Wednesday, March 26, 2014

When Giraffes Look Out Windows and Time Hangs on the Wall

We never know how the last moments with a loved one will affect us, or what we'll notice while we sit by their bedside and wait. But, in hindsight to my father's passing, these are the things I noticed, what I experienced, what was most profound as we held hands and waited. 

I enter his room for what might be the last time and squeeze behind the drawn curtain—the one that made him feel claustrophobic.

His brown eyes greet me as I bend low and kiss his ashen cheek. He draws a shallow breath and barely whispers, “Hello.” I pull the purple chair close because I want to hear every.last.word.

He thanks me for coming and caring since he took ill. “You’ve been so good to me and Mum.”

“It’s how I honor you, Dad. It’s the least I can do.”

Before he speaks again, I ask, “What more can I do for you?”

“Just hold my hand,” he whispers.

“Okay, now rest. Mom’s on her way. I love you.”

“I love you, too.”

So, I take his hand—the one that used to hold mine—protect me, sat me on his lap while we watched the Wonderful World of Disney.

Our words are few because we've left nothing unsaid. We've asked forgiveness and forgiven; loved one another the best we knew how. God redeemed all our lost years and our brokenness so we could love one another well, even with all the sickness and physical demands over the past seven months.

Dad rests, but death hovers.

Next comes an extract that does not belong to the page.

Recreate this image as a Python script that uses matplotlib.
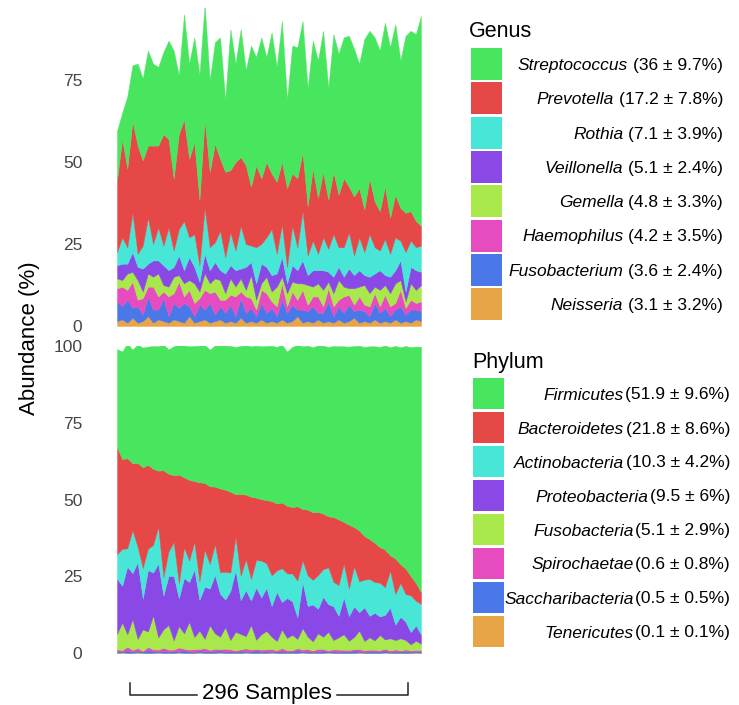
import matplotlib
matplotlib.use("Agg")
import matplotlib.pyplot as plt
from matplotlib.patches import Rectangle
from matplotlib.lines import Line2D
import numpy as np

plt.rcParams['font.family'] = ['Liberation Sans', 'DejaVu Sans']

# ---------------- Genus panel (bottom layer first) ----------------
genus_names = ["Neisseria", "Fusobacterium", "Haemophilus", "Gemella",
               "Veillonella", "Rothia", "Prevotella", "Streptococcus"]
genus_stats = ["(3.1 ± 3.2%)", "(3.6 ± 2.4%)", "(4.2 ± 3.5%)", "(4.8 ± 3.3%)",
               "(5.1 ± 2.4%)", "(7.1 ± 3.9%)", "(17.2 ± 7.8%)", "(36 ± 9.7%)"]

neisseria = [1.5,2,1,2.5,1,1.5,3,1,2,1.5, 1,2,1.5,1,3,1,1.5,2,1,1.5,
             2,1,1.5,1,2.5,1,1.5,1,2,1, 1.5,1,2,1,1.5,3,1,1.5,1,2,
             1,1.5,1,2,1,1.5,2.5,1,1.5,1, 2,1,1.5,1,2,1,1.5,1,2,1.5]
fusobacterium = [6,4,7,3,5,2,6,4,3,7, 2,5,4,6,3,2,5,3,6,2,
                 4,3,5,2,6,3,4,2,5,3, 4,2,6,3,5,2,4,3,5,2,
                 3,6,2,4,3,5,2,4,3,2, 5,3,4,2,3,5,2,4,3,3]
haemophilus = [4,6,3,8,2,5,3,7,4,2, 6,3,8,2,5,4,2,6,3,7,
               2,4,3,6,2,5,3,2,4,6, 2,3,5,2,4,3,6,2,3,5,
               2,4,3,2,5,3,2,4,2,3, 3,2,4,3,2,5,2,3,2,3]
gemella = [3,2,5,3,6,2,4,3,7,2, 3,5,2,4,3,6,2,5,3,4,
           6,2,5,3,4,2,7,3,2,5, 3,6,2,4,3,5,2,6,3,4,
           5,2,4,6,3,2,5,3,6,4, 2,5,3,4,6,3,2,5,4,5]
veillonella = [4,5,3,6,4,7,3,5,4,6, 5,3,6,4,7,5,3,6,4,5,
               3,6,4,5,3,7,4,5,6,3, 5,4,6,3,5,4,7,3,5,4,
               6,3,5,4,3,6,4,5,3,5, 4,6,3,5,4,6,3,5,6,4]
rothia = [4,8,5,12,4,7,14,5,10,6, 13,5,8,15,6,10,5,14,7,6,
          12,5,10,6,13,7,5,11,6,9, 14,6,10,5,12,7,15,6,9,5,
          10,7,13,6,9,11,6,10,7,13, 8,6,11,7,10,6,12,8,7,8]
prevotella = [22,30,24,28,33,26,22,30,25,34, 27,22,29,31,24,28,20,27,23,30,
              22,26,19,27,21,24,18,25,20,23, 17,22,19,24,16,21,18,15,22,17,
              20,15,19,16,21,14,18,15,13,17, 14,12,16,11,13,10,12,9,8,6]
streptococcus = [15,8,22,17,25,25,29,25,24,25, 30,39,18,32,29,32,38,35,28,31,
                 37,22,43,30,39,29,43,33,43,32, 43,35,43,27,39,40,40,36,39,42,
                 43,34,42,43,43,46,45,38,52,45, 50,49,50,52,52,45,54,55,57,64]

# ---------------- Phylum panel (bottom layer first) ----------------
phylum_names = ["Tenericutes", "Saccharibacteria", "Spirochaetae", "Fusobacteria",
                "Proteobacteria", "Actinobacteria", "Bacteroidetes", "Firmicutes"]
phylum_stats = ["(0.1 ± 0.1%)", "(0.5 ± 0.5%)", "(0.6 ± 0.8%)", "(5.1 ± 2.9%)",
                "(9.5 ± 6%)", "(10.3 ± 4.2%)", "(21.8 ± 8.6%)", "(51.9 ± 9.6%)"]

tenericutes = [0.1,0.2,0.1,0.1,0.2,0.1,0.1,0.1,0.2,0.1, 0.1,0.1,0.2,0.1,0.1,0.1,0.2,0.1,0.1,0.1,
               0.2,0.1,0.1,0.1,0.1,0.2,0.1,0.1,0.1,0.1, 0.2,0.1,0.1,0.1,0.1,0.1,0.2,0.1,0.1,0.1,
               0.1,0.2,0.1,0.1,0.1,0.1,0.1,0.2,0.1,0.1, 0.1,0.1,0.2,0.1,0.1,0.1,0.1,0.1,0.2,0.1]
saccharibacteria = [0.5,0.3,0.8,0.4,0.6,0.3,0.9,0.5,0.4,0.7, 0.3,0.6,0.5,0.8,0.4,0.3,0.7,0.5,0.4,0.6,
                    0.8,0.4,0.5,0.3,0.7,0.5,0.4,0.9,0.3,0.6, 0.5,0.4,0.7,0.3,0.5,0.8,0.4,0.6,0.3,0.5,
                    0.7,0.4,0.5,0.3,0.6,0.4,0.8,0.5,0.3,0.6, 0.4,0.5,0.7,0.3,0.5,0.4,0.6,0.3,0.5,0.4]
spirochaetae = [0.6,0.4,1.2,0.5,0.8,0.3,1.0,0.6,0.5,0.9, 0.7,0.4,1.1,0.5,0.6,0.8,0.4,1.0,0.5,0.7,
                0.3,0.9,0.6,0.5,0.4,0.8,0.6,0.3,0.7,0.5, 0.6,0.4,0.8,0.5,0.3,0.7,0.5,0.6,0.4,0.8,
                0.5,0.3,0.6,0.7,0.4,0.5,0.3,0.6,0.5,0.4, 0.6,0.3,0.5,0.4,0.6,0.3,0.5,0.4,0.3,0.5]
fusobacteria = [5,9,4,10,3,7,5,11,4,6, 8,3,7,5,9,4,6,3,8,5,
                4,7,3,6,5,4,8,3,5,6, 4,3,6,4,5,3,7,4,3,5,
                4,6,3,4,5,3,4,6,3,4, 3,5,3,4,3,4,3,2,3,2]
proteobacteria = [18,12,22,15,25,10,20,14,24,11, 16,21,9,18,13,22,10,17,12,19,
                  14,9,16,20,11,15,8,17,12,14, 10,16,9,13,11,7,15,10,12,8,
                  13,9,11,7,12,8,10,6,11,7, 9,6,8,10,5,7,6,4,5,3]
actinobacteria = [8,12,6,14,5,10,7,9,12,6, 8,11,5,10,7,9,6,12,8,10,
                  7,9,6,11,8,10,7,9,12,8, 10,7,11,8,9,12,7,10,8,11,
                  9,12,8,10,11,9,13,10,9,12, 10,11,9,12,10,11,9,12,8,10]
bacteroidetes = [34.8,29.3,29.3,21.8,27.3,32.8,27.3,24.8,18.3,34.8,
                 25.3,21.8,35.3,22.8,26.3,19.8,32.3,21.8,25.3,18.8,
                 27.3,26.8,26.3,13.8,26.6,21.1,26.8,20.3,20.0,20.6,
                 24.2,21.8,21.4,22.0,21.6,24.2,16.8,21.4,22.0,20.6,
                 18.1,16.6,21.1,21.4,13.6,20.8,12.8,16.6,14.2,13.0,
                 12.8,11.6,12.3,5.0,11.6,6.1,8.3,6.3,5.8,3.8]
firmicutes = [32,35,37.5,37,38.5,39,38.5,40,40.5,41,
              40.5,42,42.5,43,43.5,44,44.5,45,44.5,46,
              46.5,47,47.5,48,48.2,48.7,49,49.5,49.8,50.2,
              50.6,51,51.4,50.3,52.2,52.6,53,53.4,53.8,54.2,
              54.7,55.2,55.7,56.4,57.2,58,59,60.2,61.6,62.8,
              64,65.2,66.5,67.8,69.2,70.7,72.5,74.5,77,80]

colors = ["#E8A548", "#4A78E8", "#E64BC0", "#A8E84A",
          "#8A48E6", "#48E6D6", "#E64848", "#48E65E"]

y_ticks_top = [0, 25, 50, 75]
y_ticks_bot = [0, 25, 50, 75, 100]
sample_label = "296 Samples"

W, H = 739, 705
fig = plt.figure(figsize=(W / 100, H / 100), dpi=100)


def fx(px):
    return px / W


def fy(py):
    return 1 - py / H


def make_axes(top_px, bot_px, ymax):
    ax = fig.add_axes([fx(117), fy(bot_px), fx(421) - fx(117), fy(top_px) - fy(bot_px)])
    ax.set_ylim(0, ymax)
    for s in ax.spines.values():
        s.set_visible(False)
    ax.tick_params(axis='both', length=0, labelsize=12.5, labelcolor="#444444", pad=25)
    ax.set_xticks([])
    return ax


def draw_stack(ax, x, series):
    polys = ax.stackplot(x, *series, colors=colors, linewidth=0.3)
    for p, c in zip(polys, colors):
        p.set_edgecolor(c)
    ax.set_xlim(x[0], x[-1])


# top panel: 0 at y=326 px, 75 at y=80 px -> 3.28 px/unit
ymax_top = 97
ax1 = make_axes(326 - ymax_top * 3.28, 326, ymax_top)
genus_series = [neisseria, fusobacterium, haemophilus, gemella,
                veillonella, rothia, prevotella, streptococcus]
draw_stack(ax1, np.arange(len(neisseria)), genus_series)
ax1.set_yticks(y_ticks_top)

ax2 = make_axes(346, 653, 100)
phylum_series = [tenericutes, saccharibacteria, spirochaetae, fusobacteria,
                 proteobacteria, actinobacteria, bacteroidetes, firmicutes]
draw_stack(ax2, np.arange(len(tenericutes)), phylum_series)
ax2.set_yticks(y_ticks_bot)

# y label
fig.text(fx(30), fy(338), "Abundance (%)", rotation=90, ha="center", va="center",
         fontsize=16, color="black")

# bracket + samples label
lc = "#222222"
fig.add_artist(Line2D([fx(130), fx(130), fx(197)], [fy(683), fy(695), fy(695)],
                      color=lc, lw=1.1))
fig.add_artist(Line2D([fx(337), fx(408), fx(408)], [fy(695), fy(695), fy(683)],
                      color=lc, lw=1.1))
fig.text(fx(267), fy(694), sample_label, ha="center", va="center", fontsize=16)

renderer = fig.canvas.get_renderer()


def legend(title, title_x, title_base, names, stats, sq_x, sq_top, pitch, sq_h, right_x, gap):
    fig.text(fx(title_x), fy(title_base), title, ha="left", va="baseline", fontsize=15.5)
    n = len(names)
    for k in range(n):
        i = n - 1 - k  # legend listed from top layer to bottom layer
        top = sq_top + k * pitch
        fig.add_artist(Rectangle((fx(sq_x), fy(top + sq_h)), fx(sq_x + 31) - fx(sq_x),
                                 fy(top) - fy(top + sq_h), transform=fig.transFigure,
                                 facecolor=colors[i], edgecolor="none"))
        yc = top + sq_h / 2
        t = fig.text(fx(right_x), fy(yc), stats[i], ha="right", va="center_baseline",
                     fontsize=12.5)
        bb = t.get_window_extent(renderer=renderer)
        fig.text(bb.x0 / fig.dpi / fig.get_figwidth() - fx(gap), fy(yc), names[i],
                 ha="right", va="center_baseline", fontsize=12.5, style="italic")


legend("Genus", 469, 37, genus_names, genus_stats, 471, 48, 34.3, 32, 723, 5)
legend("Phylum", 472, 368, phylum_names, phylum_stats, 473, 378, 34.0, 31, 730, 1.5)

fig.savefig("out.png", dpi=100)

I clasp his cool hands above the covers hoping my sweaty palms somehow spread warmth and comfort over him. Piano solos stream softly from my iPhone filling the silence between us as we wait. That’s when I notice the giraffe sitting on the window sill. This cute paper giraffe faces out—points away from death—toward the horizon. Huh. How profound, I think, as this giraffe distracts me; carries my thoughts from death to life. I squeeze my dad's hand and he squeezes mine as if to say, “It’s okay. Let me move toward that new horizon. Let me leave this old world behind.”

“Bang, bang, bang,” the hammering interrupts. A new patient arrives and the orderly hangs photos on the wall; frozen images in time. That’s how it feels for these dying patients…like time just freezes...hangs on the wall. The clock hands move, but death comes slow for the long-suffering.

Mom arrives within the hour and I let go, join the giraffe and keep watch on the horizon while time hangs on the wall.

The next morning I awaken, surprised the phone call hadn't interrupted my sleep. Giggling grandchildren fill my morning while my son grabs time for his farewell. When the phone finally rings, the nurse says, “Now.”

My son retrieves his children and I run out the door. I enter Dad's room where death feels palpable. His vacant eyes fool us into thinking death's already arrived, but the nurse says he's still there and he can hear. So I speak deliberate, intentional words. “I love you, Dad. No words left unsaid.”

The clock hands finally move. Time runs away, but I notice that giraffe's still sitting on that window sill keeping watch on the horizon where hope for all things new finally comes into focus.

I’m grateful for those moments alone with Dad the previous day. Many fear death, but I found his death brought the rawest emotions of love and gratitude than any other time we’d ever shared. I am forever grateful to have comforted him and held his hand while he waited to say farewell to all the family. We were never alone again.